On my first night here as I was being driven to our apartment, I saw a boy being beat with bats by about 5 other guys. I guess that would also explain why I felt so sad the whole night. I didn't sleep until 6:30am.
Believe it or not though it's not all bad guys (lol). I think I just can't seem to focus on the good yet as I am still adjusting back to the cultural differences and norms. Now Canada starts to seems just as strange to me (although it always sort of was in a funny entertaining and confusing way). Maybe a nice massage tomorrow will bring out the good. There is a lot of (man made) beauty to be seen, just a lot of wow factors really. Architecture here is sometimes out of this world, even in malls! I will post pictures soon. However a lot of big projects were stopped due to the economy, so this left a few scattered unfinished buildings.
Anyway, the architecture of my bed is looking perfect right now.
Goodnight world <3
Tuesday, February 8, 2011
To all the lovelies who would like to know what I'm up to across the globe...

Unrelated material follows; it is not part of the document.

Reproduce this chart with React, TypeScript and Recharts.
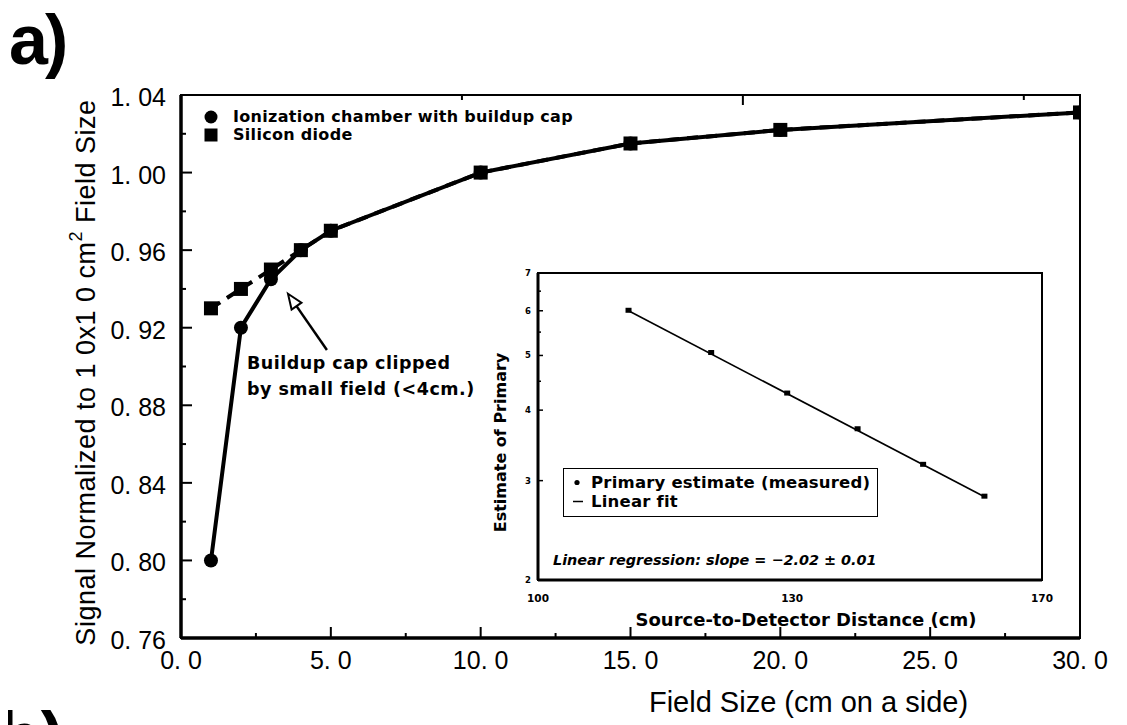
import React from 'react';
import { LineChart, Line, XAxis, YAxis, ReferenceArea, ReferenceLine, ReferenceDot, Legend } from 'recharts';

// ---------- main chart data ----------
const fieldSizes = [1, 2, 3, 4, 5, 10, 15, 20, 30];
const ionChamber = [0.8, 0.92, 0.945, 0.96, 0.97, 1.0, 1.015, 1.022, 1.031];
const siliconDiode = [0.93, 0.94, 0.95, 0.96, 0.97, 1.0, 1.015, 1.022, 1.031];

const xMajorTicks = [0, 5, 10, 15, 20, 25, 30];
const xMinorTicks = [2.5, 7.5, 12.5, 17.5, 22.5, 27.5];
const xTickLabels = ['0. 0', '5. 0', '10. 0', '15. 0', '20. 0', '25. 0', '30. 0'];
const yMajorTicks = [0.76, 0.8, 0.84, 0.88, 0.92, 0.96, 1.0, 1.04];
const yMinorTicks = [0.78, 0.82, 0.86, 0.9, 0.94, 0.98, 1.02];
const yTickLabels = ['0. 76', '0. 80', '0. 84', '0. 88', '0. 92', '0. 96', '1. 00', '1. 04'];

// ---------- inset data ----------
const distances = [110, 120, 130, 140, 150, 160];
const primaryEstimates = [6.0, 5.05, 4.28, 3.7, 3.2, 2.81];
const fitDistances = [110, 160];
const fitValues = [6.0, 2.81];
const insetYMajor = [2, 3, 4, 5, 6, 7];
const insetYMinor = [4.5, 5.5, 6.5];
const insetXTicks = [100, 130, 170];

const mainData = fieldSizes.map((x, i) => ({ x, ion: ionChamber[i], diode: siliconDiode[i] }));
const insetPoints = distances.map((d, i) => ({ d, p: primaryEstimates[i] }));
const insetFit = fitDistances.map((d, i) => ({ d, f: fitValues[i] }));

const isIn = (arr: number[], v: number) => arr.some((t) => Math.abs(t - v) < 1e-6);

const SANS = '"Liberation Sans", Arial, sans-serif';
const BOLD = '"DejaVu Sans", sans-serif';

const MainXTick = (props: any) => {
  const { x, y, payload } = props;
  const v = payload.value;
  const idx = xMajorTicks.findIndex((t) => Math.abs(t - v) < 1e-6);
  const major = idx >= 0;
  return (
    <g>
      <line x1={x} x2={x} y1={y} y2={y - (major ? 11 : 5)} stroke="#000" strokeWidth={2} />
      {major && (
        <text x={x} y={y + 22} textAnchor="middle" dominantBaseline="central" fontFamily={SANS} fontSize={25} fill="#000">
          {xTickLabels[idx]}
        </text>
      )}
    </g>
  );
};

const TopXTick = (props: any) => {
  const { x, y, payload } = props;
  const major = isIn(xMajorTicks, payload.value);
  return <line x1={x} x2={x} y1={y} y2={y + (major ? 10 : 5)} stroke="#000" strokeWidth={2} />;
};

const MainYTick = (props: any) => {
  const { x, y, payload } = props;
  const v = payload.value;
  const idx = yMajorTicks.findIndex((t) => Math.abs(t - v) < 1e-6);
  const major = idx >= 0;
  return (
    <g>
      <line x1={x} x2={x + (major ? 11 : 5)} y1={y} y2={y} stroke="#000" strokeWidth={2} />
      {major && (
        <text x={x - 15} y={y + 2} textAnchor="end" dominantBaseline="central" fontFamily={SANS} fontSize={25} fill="#000">
          {yTickLabels[idx]}
        </text>
      )}
    </g>
  );
};

const SquareDot = (props: any) => {
  const { cx, cy } = props;
  if (cx == null || cy == null) return <g />;
  return <rect x={cx - 7} y={cy - 7} width={14} height={14} fill="#000" />;
};
const CircleDot = (props: any) => {
  const { cx, cy } = props;
  if (cx == null || cy == null) return <g />;
  return <circle cx={cx} cy={cy} r={7} fill="#000" />;
};
const SmallSquare = (props: any) => {
  const { cx, cy } = props;
  if (cx == null || cy == null) return <g />;
  return <rect x={cx - 3} y={cy - 3} width={6} height={5} fill="#000" />;
};

const ArrowShape = (props: any) => {
  const { x1, y1, x2, y2 } = props;
  if (x1 == null) return <g />;
  const ang = Math.atan2(y2 - y1, x2 - x1);
  const len = 15;
  const half = 6;
  const bx = x2 - len * Math.cos(ang);
  const by = y2 - len * Math.sin(ang);
  const px = -Math.sin(ang) * half;
  const py = Math.cos(ang) * half;
  return (
    <g>
      <line x1={x1} y1={y1} x2={bx} y2={by} stroke="#000" strokeWidth={2.5} />
      <polygon points={`${x2},${y2} ${bx + px},${by + py} ${bx - px},${by - py}`} fill="#fff" stroke="#000" strokeWidth={2} />
    </g>
  );
};

const AnnotationText = (props: any) => {
  const { cx, cy } = props;
  if (cx == null) return <g />;
  return (
    <g fontFamily={BOLD} fontWeight="bold" fontSize={17.5} fill="#000" letterSpacing={0.5}>
      <text x={cx} y={cy} dominantBaseline="central">Buildup cap clipped</text>
      <text x={cx} y={cy + 26} dominantBaseline="central">by small field (&lt;4cm.)</text>
    </g>
  );
};

const MainLegend = () => (
  <div style={{ fontFamily: BOLD, fontWeight: 'bold', fontSize: 16, lineHeight: '18px', letterSpacing: 0.3, color: '#000', textAlign: 'left' }}>
    <div style={{ display: 'flex', alignItems: 'center' }}>
      <svg width={30} height={18}><circle cx={8} cy={9} r={6.5} fill="#000" /></svg>
      <span>Ionization chamber with buildup cap</span>
    </div>
    <div style={{ display: 'flex', alignItems: 'center' }}>
      <svg width={30} height={18}><rect x={1.5} y={2.5} width={13} height={13} fill="#000" /></svg>
      <span>Silicon diode</span>
    </div>
  </div>
);

const InsetYTick = (props: any) => {
  const { x, y, payload } = props;
  const v = payload.value;
  const major = isIn(insetYMajor, v);
  return (
    <g>
      <line x1={x} x2={x + (major ? 5 : 3)} y1={y} y2={y} stroke="#000" strokeWidth={1.5} />
      {major && (
        <text x={x - 10} y={y} textAnchor="middle" dominantBaseline="central" fontFamily={BOLD} fontWeight="bold" fontSize={8.5} fill="#000">
          {v}
        </text>
      )}
    </g>
  );
};

const InsetXTick = (props: any) => {
  const { x, y, payload } = props;
  return (
    <text x={x + (payload.value === 130 ? 5 : 0)} y={y + 18} textAnchor="middle" dominantBaseline="central" fontFamily={BOLD} fontWeight="bold" fontSize={10.5} fill="#000">
      {payload.value}
    </text>
  );
};

const InsetLegend = () => (
  <div style={{ fontFamily: BOLD, fontWeight: 'bold', color: '#000', textAlign: 'left' }}>
    <div style={{ width: 315, height: 49, border: '1.5px solid #000', boxSizing: 'border-box', paddingTop: 4, fontSize: 16.5, lineHeight: '19px', letterSpacing: 0.2 }}>
      <div style={{ display: 'flex', alignItems: 'center' }}>
        <svg width={27} height={19}><circle cx={13} cy={9.5} r={2.6} fill="#000" /></svg>
        <span>Primary estimate (measured)</span>
      </div>
      <div style={{ display: 'flex', alignItems: 'center' }}>
        <svg width={27} height={19}><line x1={9} x2={19} y1={9.5} y2={9.5} stroke="#000" strokeWidth={1.5} /></svg>
        <span>Linear fit</span>
      </div>
    </div>
    <div style={{ marginTop: 34, marginLeft: -10, fontSize: 14.4, fontStyle: 'italic', lineHeight: '18px' }}>
      Linear regression: slope = −2.02 ± 0.01
    </div>
  </div>
);

export default function App() {
  return (
    <div style={{ position: 'relative', width: 1111, height: 717, overflow: 'hidden', background: '#fff' }}>
      <div style={{ position: 'absolute', left: 1, top: -3, fontFamily: SANS, fontWeight: 'bold', fontSize: 70, lineHeight: '70px', letterSpacing: -3, color: '#000' }}>a)</div>
      <div style={{ position: 'absolute', left: -10, top: 694, fontFamily: SANS, fontWeight: 'bold', fontSize: 70, lineHeight: '70px', color: '#000' }}>b)</div>

      <div style={{ position: 'absolute', left: 0, top: 0 }}>
        <LineChart width={1111} height={717} data={mainData} margin={{ top: 77, right: 39, bottom: 0, left: 0 }}>
          <XAxis
            dataKey="x"
            type="number"
            domain={[0, 30]}
            ticks={[...xMajorTicks, ...xMinorTicks].sort((a, b) => a - b)}
            interval={0}
            tick={<MainXTick />}
            tickLine={false}
            tickSize={0}
            tickMargin={0}
            height={87}
            axisLine={{ stroke: '#000', strokeWidth: 3.5 }}
            allowDataOverflow
            label={{
              content: (p: any) => {
                const vb = p.viewBox || {};
                return (
                  <text x={vb.x + vb.width / 2 + 178} y={vb.y + 64} textAnchor="middle" dominantBaseline="central" fontFamily={SANS} fontSize={29} fill="#000">
                    Field Size (cm on a side)
                  </text>
                );
              },
            }}
          />
          <XAxis
            xAxisId="top"
            orientation="top"
            type="number"
            domain={[0, 30]}
            ticks={[...xMajorTicks, ...xMinorTicks].sort((a, b) => a - b)}
            interval={0}
            tick={<TopXTick />}
            tickLine={false}
            tickSize={0}
            tickMargin={0}
            height={10}
            axisLine={{ stroke: '#000', strokeWidth: 2 }}
          />
          <YAxis
            type="number"
            domain={[0.76, 1.04]}
            ticks={[...yMajorTicks, ...yMinorTicks].sort((a, b) => a - b)}
            interval={0}
            tick={<MainYTick />}
            tickLine={false}
            tickSize={0}
            tickMargin={0}
            width={173}
            axisLine={{ stroke: '#000', strokeWidth: 3.5 }}
            allowDataOverflow
            label={{
              content: (p: any) => {
                const vb = p.viewBox || {};
                const cx = 78;
                const cy = vb.y + vb.height / 2 + 6;
                return (
                  <text x={cx} y={cy} transform={`rotate(-90 ${cx} ${cy})`} textAnchor="middle" dominantBaseline="central" fontFamily={SANS} fontSize={27} fill="#000" letterSpacing={0.5}>
                    Signal Normalized to 1 0x1 0 cm<tspan baselineShift="super" fontSize={18}>2</tspan> Field Size
                  </text>
                );
              },
            }}
          />
          <ReferenceArea x1={0} x2={30} y1={0.76} y2={1.04} fill="none" stroke="#000" strokeWidth={2} ifOverflow="visible" />
          <Legend
            layout="horizontal"
            verticalAlign="middle"
            align="center"
            wrapperStyle={{ left: 195, top: 100, width: 420, height: 40 }}
            content={() => <MainLegend />}
          />
          <Line
            dataKey="ion"
            name="Ionization chamber with buildup cap"
            stroke="#000"
            strokeWidth={4}
            dot={<CircleDot />}
            isAnimationActive={false}
          />
          <Line
            dataKey="diode"
            name="Silicon diode"
            stroke="#000"
            strokeWidth={4}
            strokeDasharray="11 8"
            dot={<SquareDot />}
            isAnimationActive={false}
          />
          <ReferenceLine
            segment={[{ x: 4.87, y: 0.9085 }, { x: 3.57, y: 0.9375 }]}
            shape={<ArrowShape />}
            ifOverflow="visible"
          />
          <ReferenceDot x={2.2} y={0.9016} r={0} shape={<AnnotationText />} ifOverflow="visible" />
        </LineChart>
      </div>

      <div style={{ position: 'absolute', left: 470, top: 255 }}>
        <LineChart width={590} height={380} margin={{ top: 10, right: 26, bottom: 0, left: 0 }}>
          <XAxis
            dataKey="d"
            type="number"
            scale="log"
            domain={[100, 170]}
            ticks={insetXTicks}
            interval={0}
            tick={<InsetXTick />}
            tickLine={false}
            tickSize={0}
            tickMargin={0}
            height={63}
            allowDataOverflow
            axisLine={{ stroke: '#000', strokeWidth: 3 }}
            label={{
              content: (p: any) => {
                const vb = p.viewBox || {};
                return (
                  <text x={vb.x + vb.width / 2 + 16} y={vb.y + 39} textAnchor="middle" dominantBaseline="central" fontFamily={BOLD} fontWeight="bold" fontSize={18} fill="#000">
                    Source-to-Detector Distance (cm)
                  </text>
                );
              },
            }}
          />
          <YAxis
            type="number"
            scale="log"
            domain={[2, 7]}
            ticks={[...insetYMajor, ...insetYMinor].sort((a, b) => a - b)}
            interval={0}
            tick={<InsetYTick />}
            tickLine={false}
            tickSize={0}
            tickMargin={0}
            width={60}
            allowDataOverflow
            axisLine={{ stroke: '#000', strokeWidth: 3 }}
            label={{
              content: (p: any) => {
                const vb = p.viewBox || {};
                const cx = 22;
                const cy = vb.y + vb.height / 2 + 16;
                return (
                  <text x={cx} y={cy} transform={`rotate(-90 ${cx} ${cy})`} textAnchor="middle" dominantBaseline="central" fontFamily={BOLD} fontWeight="bold" fontSize={16} fill="#000">
                    Estimate of Primary
                  </text>
                );
              },
            }}
          />
          <ReferenceArea x1={100} x2={170} y1={2} y2={7} fill="none" stroke="#000" strokeWidth={2} ifOverflow="visible" />
          <Legend
            layout="horizontal"
            verticalAlign="middle"
            align="center"
            wrapperStyle={{ left: 85, top: 205, width: 420, height: 100 }}
            content={() => <InsetLegend />}
          />
          <Line
            data={insetFit}
            dataKey="f"
            name="Linear fit"
            stroke="#000"
            strokeWidth={1.6}
            dot={false}
            isAnimationActive={false}
          />
          <Line
            data={insetPoints}
            dataKey="p"
            name="Primary estimate (measured)"
            stroke="none"
            dot={<SmallSquare />}
            isAnimationActive={false}
          />
        </LineChart>
      </div>
    </div>
  );
}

I am beginning a new documentation of my day to day life, artistic developments, and travels as of February 16th 2011, the day of my departure of Canada. I can't honestly say there is much I will miss while I'm away, aside from the obvious people who make my experience of life a beautiful thing. The weather sucks, and I am considerably fed up with pouring people's beers and mixing their drinks. Bartending: The secret destiny of Emilie McCleod? I think not. Time to start packing.